Another example (e.g., example 15) relates to a previously described example (e.g., one of the examples 13 to 14) or to any of the examples described herein, further comprising that the at least one hardware counter associated with the first slice comprises at least one hardware counter per execution unit of the first slice.
Another example (e.g., example 16) relates to a previously described example (e.g., example 15) or to any of the examples described herein, further comprising that the information on the change of the status of at least one hardware counter comprises information on the change of the status of the at least one hardware counter per execution unit of the first slice.
Another example (e.g., example 17) relates to a previously described example (e.g., one of the examples 13 to 16) or to any of the examples described herein, further comprising that the first slice and the one or more second slices are non-overlapping slices of the plurality of execution units.
Another example (e.g., example 18) relates to a previously described example (e.g., one of the examples 13 to 17) or to any of the examples described herein, further comprising that each slice of the plurality of execution units comprises one or more execution units.
Another example (e.g., example 19) relates to a previously described example (e.g., one of the examples 13 to 18) or to any of the examples described herein, further comprising that the first slice and/or the one or more second slices each comprise a fixed number of execution units.
Another example (e.g., example 20) relates to a previously described example (e.g., one of the examples 13 to 18) or to any of the examples described herein, further comprising that the first slice and/or the one or more second slices each comprise a variable number of execution units, with the control circuitry being configured to set the number of execution units being part of the respective slices, and to provide information on the execution units being part of the respective slices to the monitoring apparatus.
Another example (e.g., example 21) relates to a previously described example (e.g., one of the examples 13 to 20) or to any of the examples described herein, further comprising that the control circuitry is configured, based on instructions by the monitoring apparatus, to execute the first compute kernel and the one or more second compute kernels such, that the at least one hardware counter associated with the first slice is unaffected by the concurrent execution of the one or more second compute kernels.
Another example (e.g., example 22) relates to a previously described example (e.g., one of the examples 13 to 21) or to any of the examples described herein, further comprising that the control circuitry is configured, based on instructions by the monitoring apparatus, to execute the first compute kernel and the one or more second compute kernels in a non-serialized manner.
Another example (e.g., example 23) relates to a previously described example (e.g., one of the examples 13 to 22) or to any of the examples described herein, further comprising that the computing device is a graphics processing unit.
Another example (e.g., example 24) relates to a previously described example (e.g., one of the examples 13 to 23) or to any of the examples described herein, further comprising that the system is a computer system.
An example (e.g., example 25) relates to a monitoring apparatus (10), the monitoring apparatus comprising interface circuitry (12), machine-readable instructions and processing circuitry (14) to execute the machine-readable instructions to obtain a first compute kernel to be monitored.
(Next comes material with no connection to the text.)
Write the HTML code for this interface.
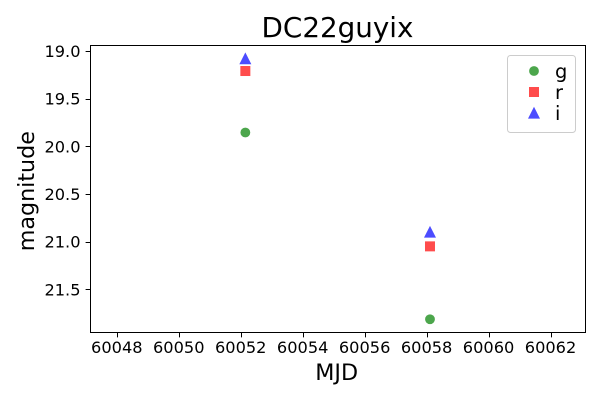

The machine-readable instructions comprise instructions to obtain one or more second compute kernels. The machine-readable instructions comprise instructions to provide instructions, using the interface circuitry, to control circuitry (24) of a computing device (200) comprising a plurality of execution units (205), to instruct the control circuitry to execute the first compute kernel using a first slice of the plurality of execution units and to execute the one or more second compute kernels concurrently with the first compute kernel using one or more second slices of the plurality of execution units, and to instruct the control circuitry to provide information on a change of a status of at least one hardware counter associated with the first slice that is caused by the execution of the first compute kernel. The machine-readable instructions comprise instructions to determine information on the execution of the first compute kernel based on the information on the change of the status of the at least one hardware counter.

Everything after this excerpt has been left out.